SET PROBLEM:
Without any pictures, restate the lines from the one containing "Emit a web page" to the one containing "2.86, 3.69, 4.54];", word for word, ends included.

TASK INPUT:
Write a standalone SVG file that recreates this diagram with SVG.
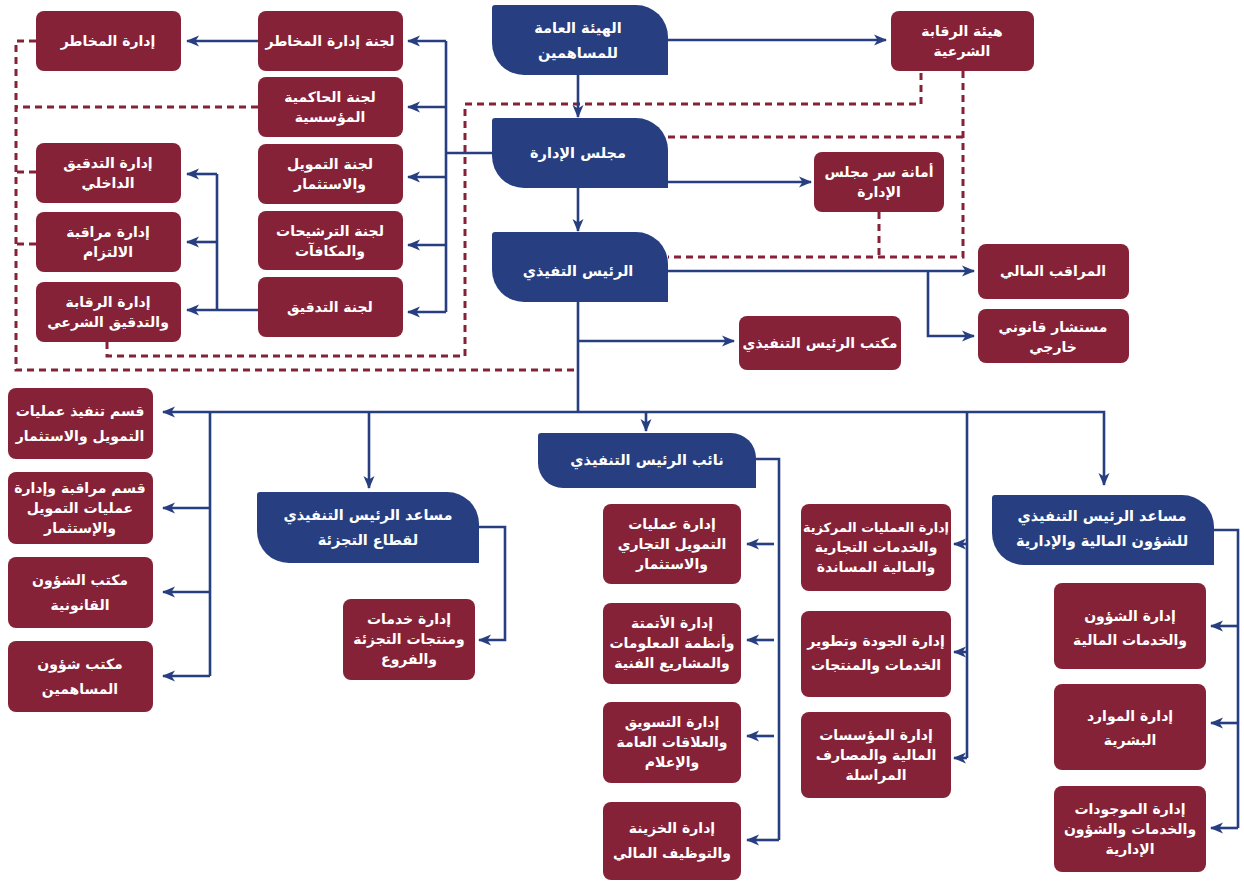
* * *
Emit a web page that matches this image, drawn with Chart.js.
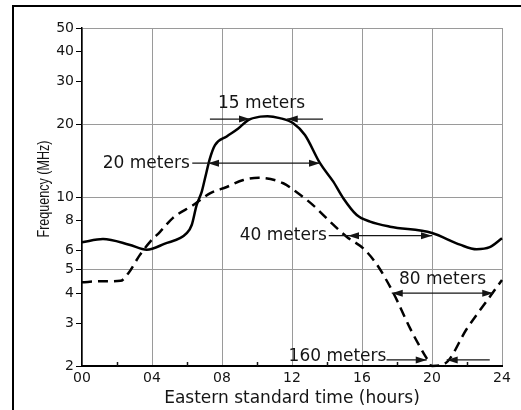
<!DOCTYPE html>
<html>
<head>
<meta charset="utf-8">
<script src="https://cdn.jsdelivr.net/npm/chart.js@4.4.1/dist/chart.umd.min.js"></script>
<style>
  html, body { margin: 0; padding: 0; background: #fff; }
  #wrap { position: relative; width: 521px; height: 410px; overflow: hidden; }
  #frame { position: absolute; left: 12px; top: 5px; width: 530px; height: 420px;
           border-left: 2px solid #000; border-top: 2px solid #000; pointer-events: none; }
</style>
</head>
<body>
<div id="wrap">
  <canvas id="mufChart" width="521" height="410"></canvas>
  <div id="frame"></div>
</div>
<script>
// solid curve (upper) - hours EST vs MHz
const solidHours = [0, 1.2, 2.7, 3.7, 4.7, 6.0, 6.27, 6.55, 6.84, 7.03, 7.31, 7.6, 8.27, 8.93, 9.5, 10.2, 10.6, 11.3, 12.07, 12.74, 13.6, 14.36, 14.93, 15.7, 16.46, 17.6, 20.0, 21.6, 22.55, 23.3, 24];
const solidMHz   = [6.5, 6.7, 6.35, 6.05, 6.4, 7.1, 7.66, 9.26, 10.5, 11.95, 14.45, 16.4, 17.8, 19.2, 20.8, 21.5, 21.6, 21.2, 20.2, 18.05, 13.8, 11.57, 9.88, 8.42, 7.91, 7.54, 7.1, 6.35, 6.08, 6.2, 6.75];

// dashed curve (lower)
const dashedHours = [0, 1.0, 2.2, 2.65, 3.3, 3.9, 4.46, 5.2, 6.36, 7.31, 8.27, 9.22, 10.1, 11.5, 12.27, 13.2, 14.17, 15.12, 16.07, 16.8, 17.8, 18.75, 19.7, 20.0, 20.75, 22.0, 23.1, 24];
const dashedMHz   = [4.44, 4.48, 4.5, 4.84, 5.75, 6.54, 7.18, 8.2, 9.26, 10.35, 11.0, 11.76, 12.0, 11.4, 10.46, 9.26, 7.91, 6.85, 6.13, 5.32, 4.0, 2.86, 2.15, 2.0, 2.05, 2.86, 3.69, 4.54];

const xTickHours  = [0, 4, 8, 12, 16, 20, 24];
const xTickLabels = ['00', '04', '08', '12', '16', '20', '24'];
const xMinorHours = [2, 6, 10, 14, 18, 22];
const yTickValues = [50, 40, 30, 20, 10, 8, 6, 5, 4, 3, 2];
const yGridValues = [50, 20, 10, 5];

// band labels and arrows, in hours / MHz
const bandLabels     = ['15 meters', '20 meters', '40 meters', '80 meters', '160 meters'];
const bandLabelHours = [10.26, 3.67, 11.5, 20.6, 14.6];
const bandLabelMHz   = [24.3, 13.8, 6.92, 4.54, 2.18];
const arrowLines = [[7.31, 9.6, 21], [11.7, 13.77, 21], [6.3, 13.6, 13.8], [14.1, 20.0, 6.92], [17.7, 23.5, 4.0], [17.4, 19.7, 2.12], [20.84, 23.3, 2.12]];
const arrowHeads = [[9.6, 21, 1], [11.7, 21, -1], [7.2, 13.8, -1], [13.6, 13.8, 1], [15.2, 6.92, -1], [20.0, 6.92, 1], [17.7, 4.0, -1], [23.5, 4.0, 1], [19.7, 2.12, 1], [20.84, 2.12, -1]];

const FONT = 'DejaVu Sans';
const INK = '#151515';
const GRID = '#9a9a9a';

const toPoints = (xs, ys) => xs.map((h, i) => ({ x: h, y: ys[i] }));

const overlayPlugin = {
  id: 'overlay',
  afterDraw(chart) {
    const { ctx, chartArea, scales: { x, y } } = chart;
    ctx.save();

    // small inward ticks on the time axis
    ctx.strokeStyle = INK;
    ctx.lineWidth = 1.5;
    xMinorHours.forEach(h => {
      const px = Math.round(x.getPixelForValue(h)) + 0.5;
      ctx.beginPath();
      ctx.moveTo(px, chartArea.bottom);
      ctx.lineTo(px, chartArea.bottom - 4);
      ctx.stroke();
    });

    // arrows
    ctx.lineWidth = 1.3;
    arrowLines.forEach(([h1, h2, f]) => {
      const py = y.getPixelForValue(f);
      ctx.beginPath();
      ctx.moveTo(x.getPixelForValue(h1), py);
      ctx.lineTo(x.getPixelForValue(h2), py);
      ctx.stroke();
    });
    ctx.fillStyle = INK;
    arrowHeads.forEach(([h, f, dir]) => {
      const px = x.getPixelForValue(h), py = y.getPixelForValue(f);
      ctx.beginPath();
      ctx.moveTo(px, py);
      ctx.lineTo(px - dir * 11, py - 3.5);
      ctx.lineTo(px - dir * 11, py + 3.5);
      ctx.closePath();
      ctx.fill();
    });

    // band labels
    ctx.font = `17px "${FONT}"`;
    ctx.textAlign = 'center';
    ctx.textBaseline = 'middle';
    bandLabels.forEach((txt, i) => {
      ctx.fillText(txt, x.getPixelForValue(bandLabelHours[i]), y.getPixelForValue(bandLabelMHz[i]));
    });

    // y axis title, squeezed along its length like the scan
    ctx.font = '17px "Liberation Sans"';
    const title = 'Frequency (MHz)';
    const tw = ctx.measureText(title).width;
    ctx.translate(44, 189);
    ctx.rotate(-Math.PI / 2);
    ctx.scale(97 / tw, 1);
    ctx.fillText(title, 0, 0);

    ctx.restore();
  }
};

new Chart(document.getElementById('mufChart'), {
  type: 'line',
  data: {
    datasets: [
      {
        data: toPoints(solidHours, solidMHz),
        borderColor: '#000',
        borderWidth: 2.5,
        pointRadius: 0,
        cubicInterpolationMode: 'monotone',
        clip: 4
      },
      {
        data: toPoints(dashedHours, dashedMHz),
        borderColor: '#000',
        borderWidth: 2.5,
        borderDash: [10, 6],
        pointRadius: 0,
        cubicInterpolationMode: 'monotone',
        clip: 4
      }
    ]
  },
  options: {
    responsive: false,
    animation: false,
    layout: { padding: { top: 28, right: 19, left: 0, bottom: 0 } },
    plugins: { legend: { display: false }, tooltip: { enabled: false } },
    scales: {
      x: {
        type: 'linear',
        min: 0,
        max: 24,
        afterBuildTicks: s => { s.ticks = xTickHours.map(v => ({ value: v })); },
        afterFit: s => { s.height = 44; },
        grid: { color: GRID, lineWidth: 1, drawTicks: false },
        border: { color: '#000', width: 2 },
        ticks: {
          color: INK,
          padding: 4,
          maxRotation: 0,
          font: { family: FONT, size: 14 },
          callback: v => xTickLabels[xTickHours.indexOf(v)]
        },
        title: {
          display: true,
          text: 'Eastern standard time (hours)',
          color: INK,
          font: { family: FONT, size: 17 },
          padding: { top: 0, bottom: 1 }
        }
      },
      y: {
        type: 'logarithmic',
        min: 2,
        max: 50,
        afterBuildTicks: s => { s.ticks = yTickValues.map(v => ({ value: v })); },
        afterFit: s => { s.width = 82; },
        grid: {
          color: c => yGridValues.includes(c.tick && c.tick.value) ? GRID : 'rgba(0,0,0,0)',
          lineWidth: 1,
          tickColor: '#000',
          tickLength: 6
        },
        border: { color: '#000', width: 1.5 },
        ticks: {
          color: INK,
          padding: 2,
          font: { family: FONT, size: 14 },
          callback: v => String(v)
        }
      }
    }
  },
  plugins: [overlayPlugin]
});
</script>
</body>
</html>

THE RESPONSE:
Emit a web page that matches this image, drawn with Chart.js.
<!DOCTYPE html>
<html>
<head>
<meta charset="utf-8">
<script src="https://cdn.jsdelivr.net/npm/chart.js@4.4.1/dist/chart.umd.min.js"></script>
<style>
  html, body { margin: 0; padding: 0; background: #fff; }
  #wrap { position: relative; width: 521px; height: 410px; overflow: hidden; }
  #frame { position: absolute; left: 12px; top: 5px; width: 530px; height: 420px;
           border-left: 2px solid #000; border-top: 2px solid #000; pointer-events: none; }
</style>
</head>
<body>
<div id="wrap">
  <canvas id="mufChart" width="521" height="410"></canvas>
  <div id="frame"></div>
</div>
<script>
// solid curve (upper) - hours EST vs MHz
const solidHours = [0, 1.2, 2.7, 3.7, 4.7, 6.0, 6.27, 6.55, 6.84, 7.03, 7.31, 7.6, 8.27, 8.93, 9.5, 10.2, 10.6, 11.3, 12.07, 12.74, 13.6, 14.36, 14.93, 15.7, 16.46, 17.6, 20.0, 21.6, 22.55, 23.3, 24];
const solidMHz   = [6.5, 6.7, 6.35, 6.05, 6.4, 7.1, 7.66, 9.26, 10.5, 11.95, 14.45, 16.4, 17.8, 19.2, 20.8, 21.5, 21.6, 21.2, 20.2, 18.05, 13.8, 11.57, 9.88, 8.42, 7.91, 7.54, 7.1, 6.35, 6.08, 6.2, 6.75];

// dashed curve (lower)
const dashedHours = [0, 1.0, 2.2, 2.65, 3.3, 3.9, 4.46, 5.2, 6.36, 7.31, 8.27, 9.22, 10.1, 11.5, 12.27, 13.2, 14.17, 15.12, 16.07, 16.8, 17.8, 18.75, 19.7, 20.0, 20.75, 22.0, 23.1, 24];
const dashedMHz   = [4.44, 4.48, 4.5, 4.84, 5.75, 6.54, 7.18, 8.2, 9.26, 10.35, 11.0, 11.76, 12.0, 11.4, 10.46, 9.26, 7.91, 6.85, 6.13, 5.32, 4.0, 2.86, 2.15, 2.0, 2.05, 2.86, 3.69, 4.54];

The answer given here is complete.